RSS (Really Simple Syndication or Rich Site Summary)
1. Links to the sources that were used:
Basic definition of RSS as well as some interesting histroy of how these feeds were developed.
This site provides some of the specific html codes that make RSS possible.
Explains what someone would need to do in order to start utilizing this technology.
Great visual representation for RSS
Specifics on how to receive RSS feeds
2. Approach/Description of the Learning Process:
Step 1: I have never heard of RSS, so my first step is to understand what it is and how it works. Second, I want to explore the strenghts of RSS for educators as well as the benifit this type of technology has on students. My goal is to utilize this information in my classroom before the school year ends.
Step 2: So, come to find out I actually use an RSS quite a bit. I was reccommded an app for my iPad called Pulse. It gathers recent articles (mostly from sport related websites) and collects them in one easy to read format. I would suspect that most people have used one form of an RSS at some point in the last year without knowing it.
What is a RSS?
Check out this informative clip:
In a nutshell, RSS feeds bring information to you. You no longer have to waste time searching all of your different on-line calendars, blogs, and websites. All of this can be sent to you in one, simple to use, location. (*If this still seems confusing, I have attached an additional clip at the bottom of this page)
Let's talk about Google Reader:
There are many "readers" (formats in which RSS feeds can be collected) out there, but I have found that Google Reader is easy and effective if you are just starting out. Here is a brief description of how it works. It comes from the home page of the Reader function of Google (I have also included a link:https://accounts.google.com/ServiceL...tab%3Dwy&hl=en).
"Google Reader helps you find and keep track of interesting stuff on the web. You can subscribe to your favorite websites, and keep up with what's popular. New content comes to your Google Reader when it's posted, so you don't need to visit individual sites.
Plus, Reader keeps track of which items you've read, so you only see unread items when you come back.
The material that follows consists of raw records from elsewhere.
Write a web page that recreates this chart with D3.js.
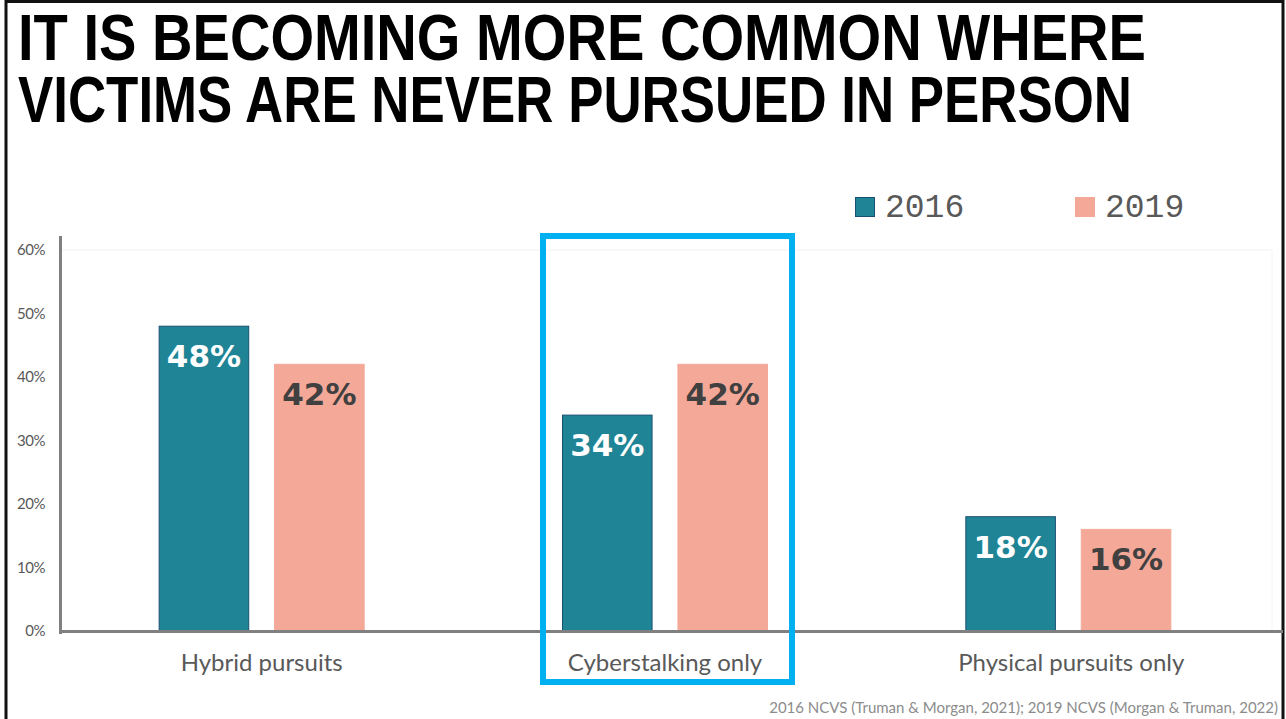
<!DOCTYPE html>
<html><head><meta charset="utf-8">
<script src="https://cdn.jsdelivr.net/npm/d3@7"></script>
<style>html,body{margin:0;padding:0;background:#fff;}svg{display:block;}</style>
</head><body>
<svg id="chart" width="1286" height="719"></svg>
<script>
const titleLines = ["IT IS BECOMING MORE COMMON WHERE", "VICTIMS ARE NEVER PURSUED IN PERSON"];
const categories = ["Hybrid pursuits", "Cyberstalking only", "Physical pursuits only"];
const seriesNames = ["2016", "2019"];
const values2016 = [48, 34, 18];
const values2019 = [42, 42, 16];
const yTicks = [0, 10, 20, 30, 40, 50, 60];
const highlighted = "Cyberstalking only";
const sourceText = "2016 NCVS (Truman & Morgan, 2021); 2019 NCVS (Morgan & Truman, 2022)";

const colors = {"2016": "#1F8596", "2019": "#F4A898"};
const strokes = {"2016": "#1B4F72", "2019": "#F4A898"};
const labelColors = {"2016": "#ffffff", "2019": "#404040"};

const svg = d3.select("#chart");

// slide border
svg.append("rect").attr("x", 6).attr("y", 1.5).attr("width", 1277).attr("height", 730)
  .attr("fill", "none").attr("stroke", "#111").attr("stroke-width", 3);

// title: one text block, two lines (slightly stretched vertically)
const titleW = [1128, 1114];
const sy = 1.19;
const title = svg.append("text").attr("class", "title")
  .attr("transform", `scale(1,${sy})`)
  .attr("font-family", "'Liberation Sans', Arial, sans-serif").attr("font-weight", "bold")
  .attr("font-size", 54).attr("fill", "#000");
title.selectAll("tspan").data(titleLines).join("tspan")
  .attr("x", 18).attr("y", (d, i) => (60 + i * 62) / sy)
  .attr("textLength", (d, i) => titleW[i]).attr("lengthAdjust", "spacingAndGlyphs")
  .text(d => d);

const x0 = d3.scaleBand().domain(categories).range([60, 1270]);
const x1 = d3.scaleBand().domain(seriesNames).range([0, 206]).paddingInner(0.2155);
const y = d3.scaleLinear().domain([0, 60]).range([631, 250]);

// top gridline
svg.append("line").attr("x1", 62).attr("x2", 1272).attr("y1", y(60)).attr("y2", y(60))
  .attr("stroke", "#f2f2f2").attr("stroke-width", 1);
svg.append("line").attr("x1", 1272).attr("x2", 1272).attr("y1", y(60)).attr("y2", y(0))
  .attr("stroke", "#f4f4f4").attr("stroke-width", 1);

// y axis
const yAxis = d3.axisLeft(y).tickValues(yTicks).tickFormat(d => d + "%").tickSize(0).tickPadding(15);
const ya = svg.append("g").attr("transform", "translate(60,0)").call(yAxis);
ya.select(".domain").remove();
ya.selectAll("text").attr("font-family", "Lato, sans-serif").attr("font-size", 15)
  .attr("fill", "#595959").attr("letter-spacing", "-0.5");
svg.append("line").attr("x1", 60.5).attr("x2", 60.5).attr("y1", 236).attr("y2", 634)
  .attr("stroke", "#808080").attr("stroke-width", 3);

const data = categories.map((c, i) => ({cat: c, vals: [
  {s: "2016", v: values2016[i]}, {s: "2019", v: values2019[i]}]}));

const groups = svg.selectAll("g.grp").data(data).join("g").attr("class", "grp")
  .attr("transform", d => `translate(${x0(d.cat) + x0.bandwidth() / 2 - 103},0)`);

groups.selectAll("rect").data(d => d.vals).join("rect")
  .attr("x", d => x1(d.s) + 0.5).attr("width", x1.bandwidth() - 1)
  .attr("y", d => y(d.v)).attr("height", d => y(0) - y(d.v))
  .attr("fill", d => colors[d.s]).attr("stroke", d => strokes[d.s]).attr("stroke-width", 1);

groups.selectAll("text.val").data(d => d.vals).join("text").attr("class", "val")
  .attr("x", d => x1(d.s) + x1.bandwidth() / 2).attr("y", d => y(d.v) + 41)
  .attr("text-anchor", "middle").attr("font-family", "'DejaVu Sans', sans-serif")
  .attr("font-weight", "bold").attr("font-size", 31).attr("fill", d => labelColors[d.s])
  .text(d => d.v + "%");

// x axis baseline
svg.append("line").attr("x1", 60).attr("x2", 1283).attr("y1", 631.5).attr("y2", 631.5)
  .attr("stroke", "#808080").attr("stroke-width", 3);

// category labels
svg.selectAll("text.cat").data(categories).join("text").attr("class", "cat")
  .attr("x", d => x0(d) + x0.bandwidth() / 2 + (d === "Physical pursuits only" ? 3 : 0)).attr("y", 671)
  .attr("text-anchor", "middle").attr("font-family", "Lato, sans-serif")
  .attr("font-size", 24).attr("fill", "#595959").text(d => d);

// highlight box
const hx = x0(highlighted) + x0.bandwidth() / 2;
svg.append("rect").attr("x", hx - 122).attr("y", 236).attr("width", 249).attr("height", 446)
  .attr("fill", "none").attr("stroke", "#00B0F0").attr("stroke-width", 6);

// legend
const legX = {"2016": 855, "2019": 1075};
const leg = svg.selectAll("g.leg").data(seriesNames).join("g").attr("class", "leg")
  .attr("transform", d => `translate(${legX[d]},197)`);
leg.append("rect").attr("x", 0.5).attr("y", 0.5).attr("width", 19).attr("height", 19)
  .attr("fill", d => colors[d]).attr("stroke", d => strokes[d]);
leg.append("text").attr("x", 30).attr("y", 20).attr("font-family", "'Liberation Mono', monospace")
  .attr("font-size", 33).attr("fill", "#595959").text(d => d);

// source
svg.append("text").attr("x", 1278).attr("y", 713).attr("text-anchor", "end")
  .attr("font-family", "Lato, sans-serif").attr("font-size", 15).attr("fill", "#8c8c8c")
  .text(sourceText);
</script>
</body></html>
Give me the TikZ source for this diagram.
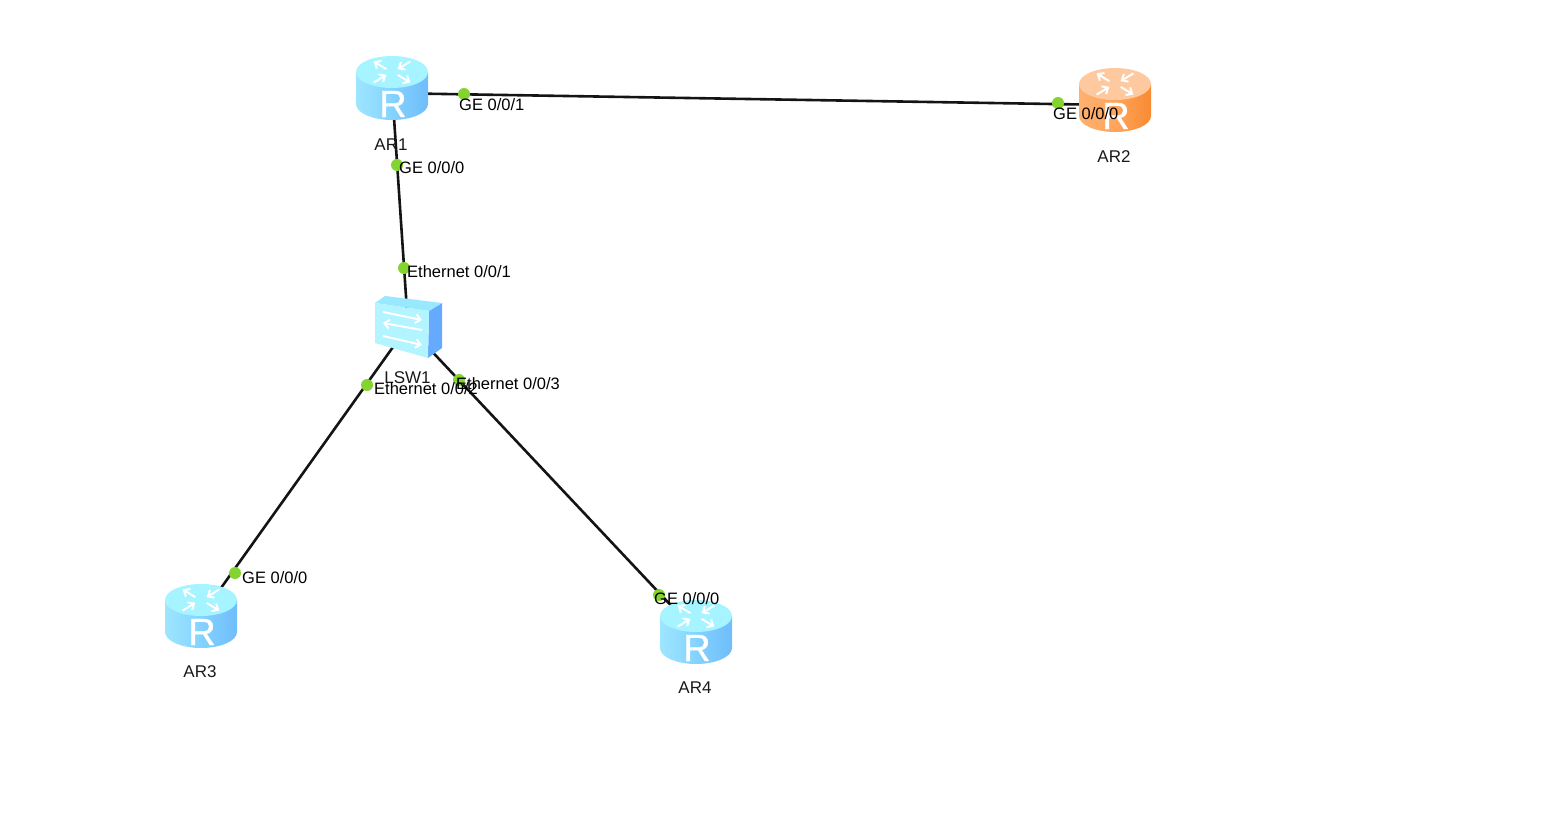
\documentclass[tikz,border=0pt]{standalone}
\usepackage{fontspec}
\setmainfont{Liberation Sans}
\newfontfamily\iconfont[FakeBold=0.8]{Liberation Sans}
\usetikzlibrary{arrows.meta}

\definecolor{routerTop}{HTML}{A6F4FF}
\definecolor{routerLight}{HTML}{9EE6FF}
\definecolor{routerMid}{HTML}{84D2FF}
\definecolor{routerDark}{HTML}{6FBDFA}
\definecolor{peerTop}{HTML}{FFC9A0}
\definecolor{peerLight}{HTML}{FFB070}
\definecolor{peerMid}{HTML}{FFA55C}
\definecolor{peerDark}{HTML}{F98A32}
\definecolor{portgreen}{HTML}{84D430}
\definecolor{switchFront}{HTML}{B2F4FF}
\definecolor{switchTop}{HTML}{98E8FF}
\definecolor{switchSide}{HTML}{66AAFF}

\tikzset{
	devbox/.style={minimum width=72pt, minimum height=64pt, inner sep=0pt},
	swbox/.style={minimum width=66pt, minimum height=65pt, inner sep=0pt},
	link/.style={line width=2.6pt, black!92},
	portdot/.style={circle, fill=portgreen, minimum size=12pt, inner sep=0pt},
	portlabel/.style={font=\fontsize{16.5}{18}\selectfont, anchor=west, inner sep=0pt, text=black},
	devlabel/.style={font=\fontsize{17}{18}\selectfont, inner sep=0pt, text=black!90},
	flowarrow/.style={white, line width=2pt, -{Straight Barb[length=5pt,width=9pt]}},
	router/.pic={
		\path[left color=#1Light, right color=#1Dark, middle color=#1Mid]
			(-36,-16) -- (-36,16) arc[start angle=180, end angle=0, x radius=36, y radius=16] -- (36,-16) -- cycle;
		\fill[#1Top] (0,-16) ellipse[x radius=36, y radius=16];
		\foreach \ang in {45,225}{
			\draw[flowarrow] ({8*cos(\ang)},{-16+4*sin(\ang)}) -- ({26*cos(\ang)},{-16+15*sin(\ang)});
		}
		\foreach \ang in {135,315}{
			\draw[flowarrow] ({26*cos(\ang)},{-16+15*sin(\ang)}) -- ({8*cos(\ang)},{-16+4*sin(\ang)});
		}
		\node[font=\iconfont\fontsize{38}{38}\selectfont, text=white, inner sep=0pt] (-letter) at (1,16) {R};
	},
	switchicon/.pic={
		\fill[switchSide] (21,-15) -- (34,-23) -- (34,22) -- (20,32) -- cycle;
		\fill[switchTop] (-33,-23) -- (-23,-30) -- (34,-23) -- (21,-15) -- cycle;
		\fill[switchFront] (-33,-23) -- (21,-15) -- (20,32) -- (-33,17) -- cycle;
		\draw[flowarrow] (-25,-14) -- (14,-6);
		\draw[flowarrow] (14,4) -- (-25,-3);
		\draw[flowarrow] (-25,10) -- (14,19);
	},
}

\begin{document}
\begin{tikzpicture}[x=1pt, y=-1pt]
	\useasboundingbox (0,0) rectangle (1560,827);
	% devices
	\node[devbox] (AR1) at (392,88) {};
	\node[devbox] (AR2) at (1115,100) {};
	\node[devbox] (AR3) at (201,616) {};
	\node[devbox] (AR4) at (696,632) {};
	\node[swbox] (LSW1) at (408,326) {};

	% links
	\draw[link] (AR1.-9) -- (AR2.187);
	\draw[link] (AR1.center) -- (LSW1.center);
	\draw[link] (LSW1.center) -- (AR3.center);
	\draw[link] (LSW1.center) -- (AR4.center);

	\pic (iconAR1) at (AR1) {router=router};
	\pic (iconAR2) at (AR2) {router=peer};
	\pic (iconAR3) at (AR3) {router=router};
	\pic (iconAR4) at (AR4) {router=router};
	\pic (iconLSW1) at (LSW1) {switchicon};

	% device names
	\node[devlabel] (nameAR1) at (391,145) {AR1};
	\node[devlabel] (nameAR2) at (1114,157) {AR2};
	\node[devlabel] (nameAR3) at (200,672) {AR3};
	\node[devlabel] (nameAR4) at (695,688) {AR4};
	\node[devlabel] (nameLSW1) at (407.5,378) {LSW1};

	% ports
	\node[portdot] (p1) at (464,94) {};
	\node[portdot] (p2) at (1058,103) {};
	\node[portdot] (p3) at (397,165) {};
	\node[portdot] (p4) at (404,268) {};
	\node[portdot] (p5) at (367,385) {};
	\node[portdot] (p6) at (459,380) {};
	\node[portdot] (p7) at (235,573) {};
	\node[portdot] (p8) at (659,595) {};

	\node[portlabel] (l1) at (459,105) {GE 0/0/1};
	\node[portlabel] (l2) at (1053,114) {GE 0/0/0};
	\node[portlabel] (l3) at (399,168) {GE 0/0/0};
	\node[portlabel] (l4) at (407,272) {Ethernet 0/0/1};
	\node[portlabel] (l5) at (374,389) {Ethernet 0/0/2};
	\node[portlabel] (l6) at (456,384) {Ethernet 0/0/3};
	\node[portlabel] (l7) at (242,578) {GE 0/0/0};
	\node[portlabel] (l8) at (654,599) {GE 0/0/0};
\end{tikzpicture}
\end{document}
If there's a border around an item, Reader is marking that item as read."
Benefits to Educators and Students:
1. The first benefit to educators is to help in keeping information organized. As an educator who uses multiple on-line calendars to keep track of school related activities, personal activities, sport schedules, etc.., RSS feeds have allowed me to sync all of this information to one central location. So when our Athletic Director updates a sport schedule on the school calendar, that update is directly sent to my Google Calendar. If my wife schedules something on her calendar, it automatically is scheduled on my calender as well. If my professor adds an assignment on CANVAS, that addition will be sent directly to me. Sadly this eliminates the excuse, "I didn't know about that meeting, assignment, date, etc.." But the good news is that it also eliminates those same excuses from your students.
2. The second benefit can be found in the way you have your students collect information. A Social Studies teacher could have his/her students set up RSS feeds to local, state, national, and global newspapers in order to track current events. An English teacher could have his/her students set up RSS feeds to follow current journalists to map stylistic choices in their writing based on the audience they are writing for. An Art teacher could assign a current artist for students to follow, and every time that artist updates his/her blog, places a new piece of work on their website, or shares a collection with a musuem that student will know about it immediately without searching for it. The possiblities are endless.